Carmen Alvarez looks down at a five-year-old coffee plant and frowns. She points to the wide brown spots afflicting some of the leaves and says “Ashes are good for [dealing with] the plagues.”

Mrs. Alvarez and her husband Francisco Mamani have been working with coffee plants near Bolivia’s Amboro National Park for 30 years.

In that time, they’ve had their fair share of environmental setbacks.

Coffee has always been a fragile plant that requires specific microclimates to thrive. Controlling fungal diseases and pests are just part of the job.

Most growers within the world’s “coffee belt” nations are well-versed in dealing with these problems—every season brings a different challenge.

As one of the most traded commodities in the world, the global coffee market was valued at $138 billion last year, according to Expert Market Research. FairTrade says the industry employs roughly 125 million people in at least 70 countries.

In the United States, coffee represents 2.2 million jobs and creates more than $100 billion in wage revenue, according to the National Coffee Association.
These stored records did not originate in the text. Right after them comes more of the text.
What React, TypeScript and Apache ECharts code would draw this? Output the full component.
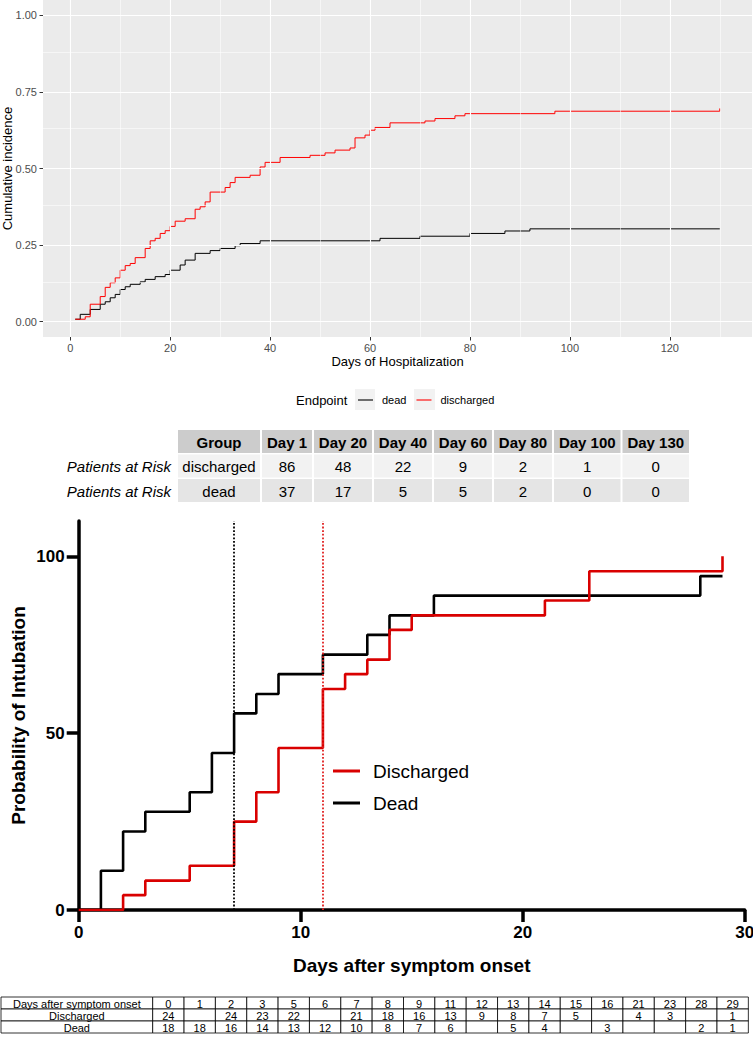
import React, { useEffect, useRef } from "react";
import * as echarts from "echarts";

const FONT = "'Liberation Sans', Arial, Helvetica, sans-serif";

// ---------- Top chart: cumulative incidence by days of hospitalization ----------
const hospDeadDays = [1, 2, 4, 6, 7, 8, 9, 10, 11, 12, 14, 15, 17, 19, 20, 22, 23, 25, 28, 30, 33, 34, 38, 62, 70, 80, 87, 92, 130];
const hospDeadValues = [0.008, 0.024, 0.040, 0.057, 0.065, 0.078, 0.089, 0.105, 0.114, 0.122, 0.130, 0.138, 0.147, 0.154, 0.168, 0.185, 0.201, 0.223, 0.232, 0.239, 0.248, 0.255, 0.264, 0.272, 0.279, 0.288, 0.296, 0.303, 0.303];
const hospDischDays = [1, 3, 4, 6, 7, 8, 9, 10, 11, 12, 13, 15, 16, 17, 18, 19, 20, 21, 23, 25, 26, 27, 28, 31, 32, 33, 36, 38, 39, 42, 48, 51, 53, 56, 57, 59, 60, 61, 64, 71, 73, 77, 79, 97, 130, 130];
const hospDischValues = [0.008, 0.016, 0.057, 0.082, 0.112, 0.127, 0.143, 0.168, 0.183, 0.190, 0.209, 0.239, 0.264, 0.272, 0.288, 0.297, 0.311, 0.328, 0.336, 0.367, 0.375, 0.391, 0.423, 0.438, 0.454, 0.471, 0.478, 0.505, 0.520, 0.536, 0.543, 0.551, 0.560, 0.567, 0.600, 0.609, 0.625, 0.634, 0.649, 0.655, 0.663, 0.672, 0.679, 0.687, 0.687, 0.696];
const hospXTicks = [0, 20, 40, 60, 80, 100, 120];
const hospXMinor = [10, 30, 50, 70, 90, 110, 130];
const hospYTicks = [0, 0.25, 0.5, 0.75, 1];
const hospYMinor = [0.125, 0.375, 0.625, 0.875];

// ---------- Patients at risk table ----------
const riskHeader = ["Group", "Day 1", "Day 20", "Day 40", "Day 60", "Day 80", "Day 100", "Day 130"];
const riskRowLabels = ["Patients at Risk", "Patients at Risk"];
const riskGroups = ["discharged", "dead"];
const riskDischarged = [86, 48, 22, 9, 2, 1, 0];
const riskDead = [37, 17, 5, 5, 2, 0, 0];

// ---------- Bottom chart: probability of intubation ----------
const intubDeadDays = [0, 1, 2, 3, 5, 6, 7, 8, 9, 11, 13, 14, 16, 28, 29];
const intubDeadValues = [0, 11.1, 22.2, 27.8, 33.3, 44.4, 55.6, 61.1, 66.7, 72.2, 77.8, 83.3, 88.9, 94.4, 94.4];
const intubDischDays = [0, 2, 3, 5, 7, 8, 9, 11, 12, 13, 14, 15, 21, 23, 29, 29];
const intubDischValues = [0, 4.2, 8.3, 12.5, 25, 33.3, 45.8, 62.5, 66.7, 70.8, 79.2, 83.3, 87.5, 95.8, 95.8, 100];
const medianDead = 7;
const medianDischarged = 11;
const intubYTicks = [0, 50, 100];

// ---------- Bottom numbers table ----------
const onsetDays = [0, 1, 2, 3, 5, 6, 7, 8, 9, 11, 12, 13, 14, 15, 16, 21, 23, 28, 29];
const onsetDischarged = [24, null, 24, 23, 22, null, 21, 18, 16, 13, 9, 8, 7, 5, null, 4, 3, null, 1];
const onsetDead = [18, 18, 16, 14, 13, 12, 10, 8, 7, 6, null, 5, 4, null, 3, null, null, 2, 1];

const zip = (xs: number[], ys: number[]) => xs.map((x, i) => [x, ys[i]]);

// layout of tables (not data)
const riskColWidths = [84, 52, 60, 60, 60, 60, 68.5, 68.5];

function buildRiskTable(): any[] {
  const els: any[] = [];
  const left = 177;
  const tops = [430, 454.5, 479];
  const h = 23;
  const fills = ["#CCCCCC", "#F2F2F2", "#E5E5E5"];
  const rows: string[][] = [
    riskHeader,
    [riskGroups[0], ...riskDischarged.map(String)],
    [riskGroups[1], ...riskDead.map(String)],
  ];
  rows.forEach((row, r) => {
    let x = left;
    row.forEach((cell, c) => {
      const w = riskColWidths[c];
      els.push({
        type: "rect",
        silent: true,
        z: 5,
        shape: { x: x + 1, y: tops[r], width: w - 2, height: h },
        style: { fill: fills[r] },
      });
      els.push({
        type: "text",
        silent: true,
        z: 6,
        style: {
          text: cell,
          x: x + w / 2,
          y: tops[r] + h / 2 + 0.5,
          textAlign: "center",
          textVerticalAlign: "middle",
          align: "center",
          verticalAlign: "middle",
          font: `${r === 0 ? "bold " : ""}15px ${FONT}`,
          fill: "#000",
        },
      });
      x += w;
    });
    if (r > 0) {
      els.push({
        type: "text",
        silent: true,
        z: 6,
        style: {
          text: riskRowLabels[r - 1],
          x: left - 6,
          y: tops[r] + h / 2 + 0.5,
          textAlign: "right",
          textVerticalAlign: "middle",
          align: "right",
          verticalAlign: "middle",
          font: `italic 15px ${FONT}`,
          fill: "#000",
        },
      });
    }
  });
  return els;
}

function buildOnsetTable(): any[] {
  const els: any[] = [];
  const left = 1;
  const firstW = 151.7;
  const colW = 31.35;
  const top = 997;
  const h = 12;
  const rows: (string | number | null)[][] = [
    ["Days after symptom onset", ...onsetDays],
    ["Discharged", ...onsetDischarged],
    ["Dead", ...onsetDead],
  ];
  rows.forEach((row, r) => {
    const y = top + r * h;
    row.forEach((cell, c) => {
      const x = c === 0 ? left : left + firstW + (c - 1) * colW;
      const w = c === 0 ? firstW : colW;
      els.push({
        type: "rect",
        silent: true,
        z: 5,
        shape: { x, y, width: w, height: h },
        style: { fill: "#fff", stroke: "#000", lineWidth: 0.8 },
      });
      if (cell !== null && cell !== undefined) {
        els.push({
          type: "text",
          silent: true,
          z: 6,
          style: {
            text: String(cell),
            x: x + w / 2,
            y: y + h / 2 + 0.5,
            textAlign: "center",
            textVerticalAlign: "middle",
            align: "center",
            verticalAlign: "middle",
            font: `11px ${FONT}`,
            fill: "#000",
          },
        });
      }
    });
  });
  return els;
}

function buildTopLegendDecor(): any[] {
  return [
    {
      type: "text",
      silent: true,
      z: 6,
      style: {
        text: "Endpoint",
        x: 296,
        y: 400,
        textAlign: "left",
        textVerticalAlign: "middle",
        align: "left",
        verticalAlign: "middle",
        font: `13px ${FONT}`,
        fill: "#000",
      },
    },
    { type: "rect", silent: true, z: 1, shape: { x: 355, y: 389, width: 20, height: 21 }, style: { fill: "#F2F2F2" } },
    { type: "rect", silent: true, z: 1, shape: { x: 414, y: 389, width: 21, height: 21 }, style: { fill: "#F2F2F2" } },
  ];
}

const gridLineSeries = (name: string, xs: number[], ys: number[], width: number) => ({
  name,
  type: "line",
  xAxisIndex: 0,
  yAxisIndex: 0,
  data: [[xs[0], ys[0]]],
  symbol: "none",
  lineStyle: { width: 0, opacity: 0 },
  z: 1,
  silent: true,
  markLine: {
    silent: true,
    animation: false,
    symbol: ["none", "none"],
    label: { show: false },
    lineStyle: { color: "#FFFFFF", width, type: "solid", opacity: 1 },
    data: [...xs.map((v) => ({ xAxis: v })), ...ys.map((v) => ({ yAxis: v }))],
  },
});

export default function App() {
  const ref = useRef<HTMLDivElement>(null);

  useEffect(() => {
    if (!ref.current) return;
    const chart = echarts.init(ref.current, null, { renderer: "svg" });
    const topAxisLabel = { color: "#4D4D4D", fontSize: 11, fontFamily: FONT };
    const topTick = { lineStyle: { color: "#333333", width: 1 } };
    const option: any = {
      animation: false,
      textStyle: { fontFamily: FONT },
      grid: [
        { left: 43, top: 0, width: 709, height: 337, show: true, backgroundColor: "#EBEBEB", borderWidth: 0, containLabel: false, outerBoundsMode: "none" },
        { left: 78.7, top: 521, width: 666, height: 389, containLabel: false, outerBoundsMode: "none" },
      ],
      legend: [
        {
          data: ["dead", "discharged"],
          icon: "rect",
          left: 358,
          top: 394.5,
          padding: 0,
          itemWidth: 15,
          itemHeight: 1.1,
          itemGap: 10,
          selectedMode: false,
          textStyle: { fontSize: 11, color: "#000", fontFamily: FONT, padding: [0, 0, 0, 4] },
          z: 5,
        },
        {
          data: ["Discharged", "Dead"],
          icon: "rect",
          orient: "vertical",
          left: 333,
          top: 761.5,
          padding: 0,
          itemWidth: 27,
          itemHeight: 3,
          itemGap: 13,
          selectedMode: false,
          textStyle: { fontSize: 19, color: "#000", fontFamily: FONT, padding: [0, 0, 0, 8] },
        },
      ],
      xAxis: [
        {
          type: "value",
          gridIndex: 0,
          min: -5.45,
          max: 136.45,
          axisLine: { show: false, onZero: false },
          axisTick: { show: true, customValues: hospXTicks, length: 3.5, ...topTick },
          axisLabel: { customValues: hospXTicks, margin: 5, ...topAxisLabel },
          splitLine: { show: false },
          name: "Days of Hospitalization",
          nameLocation: "middle",
          nameGap: 18,
          nameMoveOverlap: false,
          nameTextStyle: { color: "#000", fontSize: 13, fontFamily: FONT },
        },
        {
          type: "value",
          gridIndex: 1,
          min: 0,
          max: 30,
          interval: 10,
          axisLine: { show: true, onZero: false, lineStyle: { color: "#000", width: 3.5 } },
          axisTick: { show: true, length: 12, lineStyle: { color: "#000", width: 3.5 } },
          axisLabel: { color: "#000", fontSize: 17, fontWeight: "bold", margin: 14, fontFamily: FONT },
          splitLine: { show: false },
          name: "Days after symptom onset",
          nameLocation: "middle",
          nameGap: 46,
          nameMoveOverlap: false,
          nameTextStyle: { color: "#000", fontSize: 19, fontWeight: "bold", fontFamily: FONT },
        },
      ],
      yAxis: [
        {
          type: "value",
          gridIndex: 0,
          min: -0.05,
          max: 1.05,
          axisLine: { show: false, onZero: false },
          axisTick: { show: true, customValues: hospYTicks, length: 3.5, ...topTick },
          axisLabel: { customValues: hospYTicks, margin: 6, formatter: (v: number) => v.toFixed(2), ...topAxisLabel },
          splitLine: { show: false },
          name: "Cumulative incidence",
          nameLocation: "middle",
          nameGap: 29,
          nameMoveOverlap: false,
          nameTextStyle: { color: "#000", fontSize: 13, fontFamily: FONT },
        },
        {
          type: "value",
          gridIndex: 1,
          min: 0,
          max: 110,
          axisLine: { show: true, onZero: false, lineStyle: { color: "#000", width: 3.5 } },
          axisTick: { show: true, customValues: intubYTicks, length: 12, lineStyle: { color: "#000", width: 3.5 } },
          axisLabel: { customValues: intubYTicks, color: "#000", fontSize: 17, fontWeight: "bold", margin: 14, fontFamily: FONT },
          splitLine: { show: false },
          name: "Probability of Intubation",
          nameLocation: "middle",
          nameGap: 51,
          nameMoveOverlap: false,
          nameTextStyle: { color: "#000", fontSize: 19, fontWeight: "bold", fontFamily: FONT },
        },
      ],
      graphic: { elements: [...buildTopLegendDecor(), ...buildRiskTable(), ...buildOnsetTable()] },
      series: [
        gridLineSeries("minorGrid", hospXMinor, hospYMinor, 0.55),
        gridLineSeries("majorGrid", hospXTicks, hospYTicks, 1.1),
        {
          name: "dead",
          type: "line",
          step: "end",
          xAxisIndex: 0,
          yAxisIndex: 0,
          data: zip(hospDeadDays, hospDeadValues),
          symbol: "none",
          lineStyle: { color: "#000000", width: 1 },
          itemStyle: { color: "#000000" },
          z: 3,
        },
        {
          name: "discharged",
          type: "line",
          step: "end",
          xAxisIndex: 0,
          yAxisIndex: 0,
          data: zip(hospDischDays, hospDischValues),
          symbol: "none",
          lineStyle: { color: "#FF0000", width: 1 },
          itemStyle: { color: "#FF0000" },
          z: 4,
        },
        {
          name: "Dead",
          type: "line",
          step: "end",
          xAxisIndex: 1,
          yAxisIndex: 1,
          data: zip(intubDeadDays, intubDeadValues),
          symbol: "none",
          lineStyle: { color: "#000000", width: 2.6 },
          itemStyle: { color: "#000000" },
          z: 3,
          markLine: {
            silent: true,
            symbol: ["none", "none"],
            label: { show: false },
            lineStyle: { color: "#000000", type: "dotted", width: 1.8 },
            data: [{ xAxis: medianDead }],
          },
        },
        {
          name: "Discharged",
          type: "line",
          step: "end",
          xAxisIndex: 1,
          yAxisIndex: 1,
          data: zip(intubDischDays, intubDischValues),
          symbol: "none",
          lineStyle: { color: "#D90000", width: 2.6 },
          itemStyle: { color: "#D90000" },
          z: 4,
          markLine: {
            silent: true,
            symbol: ["none", "none"],
            label: { show: false },
            lineStyle: { color: "#E02020", type: "dotted", width: 1.8 },
            data: [{ xAxis: medianDischarged }],
          },
        },
      ],
    };
    chart.setOption(option);
    return () => chart.dispose();
  }, []);

  return (
    <div
      ref={ref}
      style={{ position: "absolute", left: 0, top: 0, width: 753, height: 1043, background: "#fff" }}
    />
  );
}
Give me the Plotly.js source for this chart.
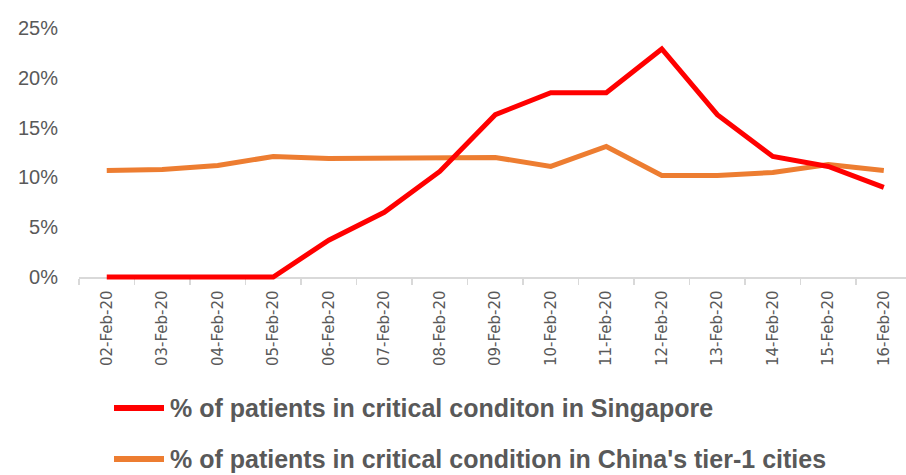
<!DOCTYPE html>
<html>
<head>
<meta charset="utf-8">
<script src="https://cdn.plot.ly/plotly-3.0.1.min.js"></script>
<style>html,body{margin:0;padding:0;background:#fff;}#chart{width:906px;height:475px;}</style>
</head>
<body>
<div id="chart"></div>
<script>
const dates = ["02-Feb-20","03-Feb-20","04-Feb-20","05-Feb-20","06-Feb-20","07-Feb-20","08-Feb-20","09-Feb-20","10-Feb-20","11-Feb-20","12-Feb-20","13-Feb-20","14-Feb-20","15-Feb-20","16-Feb-20"];
const singapore = [0, 0, 0, 0, 0.037, 0.065, 0.106, 0.163, 0.185, 0.185, 0.229, 0.163, 0.121, 0.111, 0.090];
const chinaTier1 = [0.107, 0.108, 0.112, 0.121, 0.119, 0.119, 0.120, 0.120, 0.111, 0.131, 0.102, 0.102, 0.105, 0.113, 0.107];
const seriesNames = ["% of patients in critical conditon in Singapore", "% of patients in critical condition in China's tier-1 cities"];
const seriesColors = ["#FF0000", "#ED7D31"];
const yTickVals = [0, 0.05, 0.10, 0.15, 0.20, 0.25];
const yTickText = ["0%", "5%", "10%", "15%", "20%", "25%"];

const W = 906, H = 475;
const zeroPx = 277, topPx = 28, extraBelow = 4;
const mL = 79, mR = 0, mT = topPx, mB = H - (zeroPx + extraBelow);
const pw = W - mL - mR, ph = H - mT - mB;
const yMin = -0.25 * extraBelow / (zeroPx - topPx);
const px = x => (x - mL) / pw;
const py = y => (H - mB - y) / ph;

const traces = [
  {x: dates, y: chinaTier1, name: seriesNames[1], type: 'scatter', mode: 'lines',
   line: {color: seriesColors[1], width: 5}},
  {x: dates, y: singapore, name: seriesNames[0], type: 'scatter', mode: 'lines',
   line: {color: seriesColors[0], width: 5}}
];

const legendY = [408, 459];
const shapes = [], annotations = [];
for (let i = 0; i < 2; i++) {
  shapes.push({type: 'line', xref: 'paper', yref: 'paper',
    x0: px(114), x1: px(164), y0: py(legendY[i]), y1: py(legendY[i]),
    line: {color: seriesColors[i], width: 6}});
  annotations.push({xref: 'paper', yref: 'paper', x: px(168), y: py(legendY[i]),
    xanchor: 'left', yanchor: 'middle', showarrow: false, text: seriesNames[i],
    font: {family: "'Liberation Sans', Arial, sans-serif", size: 25, color: '#595959', weight: 'bold'}});
}

const layout = {
  width: W, height: H,
  margin: {l: mL, r: mR, t: mT, b: mB, pad: 0},
  paper_bgcolor: '#fff', plot_bgcolor: '#fff',
  showlegend: false,
  xaxis: {type: 'category', range: [-0.5, 14.4], showgrid: false, zeroline: false,
    anchor: 'free', position: extraBelow / ph, layer: 'below traces',
    showline: true, linecolor: '#d9d9d9', linewidth: 1.5,
    ticks: 'outside', tickson: 'boundaries', ticklen: 6, tickcolor: '#d9d9d9', tickwidth: 1.5,
    tickangle: -90, ticklabelstandoff: 6,
    tickfont: {family: "'DejaVu Sans', sans-serif", size: 15, color: '#595959'}},
  yaxis: {range: [yMin, 0.25], tickvals: yTickVals, ticktext: yTickText, showgrid: false,
    zeroline: false, showline: false, ticks: '', ticklabelstandoff: 20,
    tickfont: {family: "'Liberation Sans', Arial, sans-serif", size: 20, color: '#595959'}},
  shapes: shapes, annotations: annotations
};

Plotly.newPlot('chart', traces, layout, {displayModeBar: false, staticPlot: true});
</script>
</body>
</html>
Mrs. Alvarez said both the wet and dry seasons are becoming less predictable, most noticeably since a few years ago. Consequently, infestations and diseases affecting coffee are now becoming harder to predict and more difficult to mitigate.

The Alvarez family, which runs both a plantation and the coffee roasting company Buenavisteno, isn’t alone.

The increasing struggle to bring in a healthy crop of coffee “cherries” is part of a larger pattern affecting the world’s producers.

As weather and seasons become more erratic, diseases have become more widespread, threatening the future of growers everywhere.

The fungal disease known in the industry as coffee leaf rust is one of the primary blights that affects coffee—particularly the Arabica strains—and spreads like a pathogen.

The dreaded coffee leaf rust was detected for the first time in Saudi Arabia, a country that had harbored one of the few remaining coffee regions free of the disease, according to a study published in January.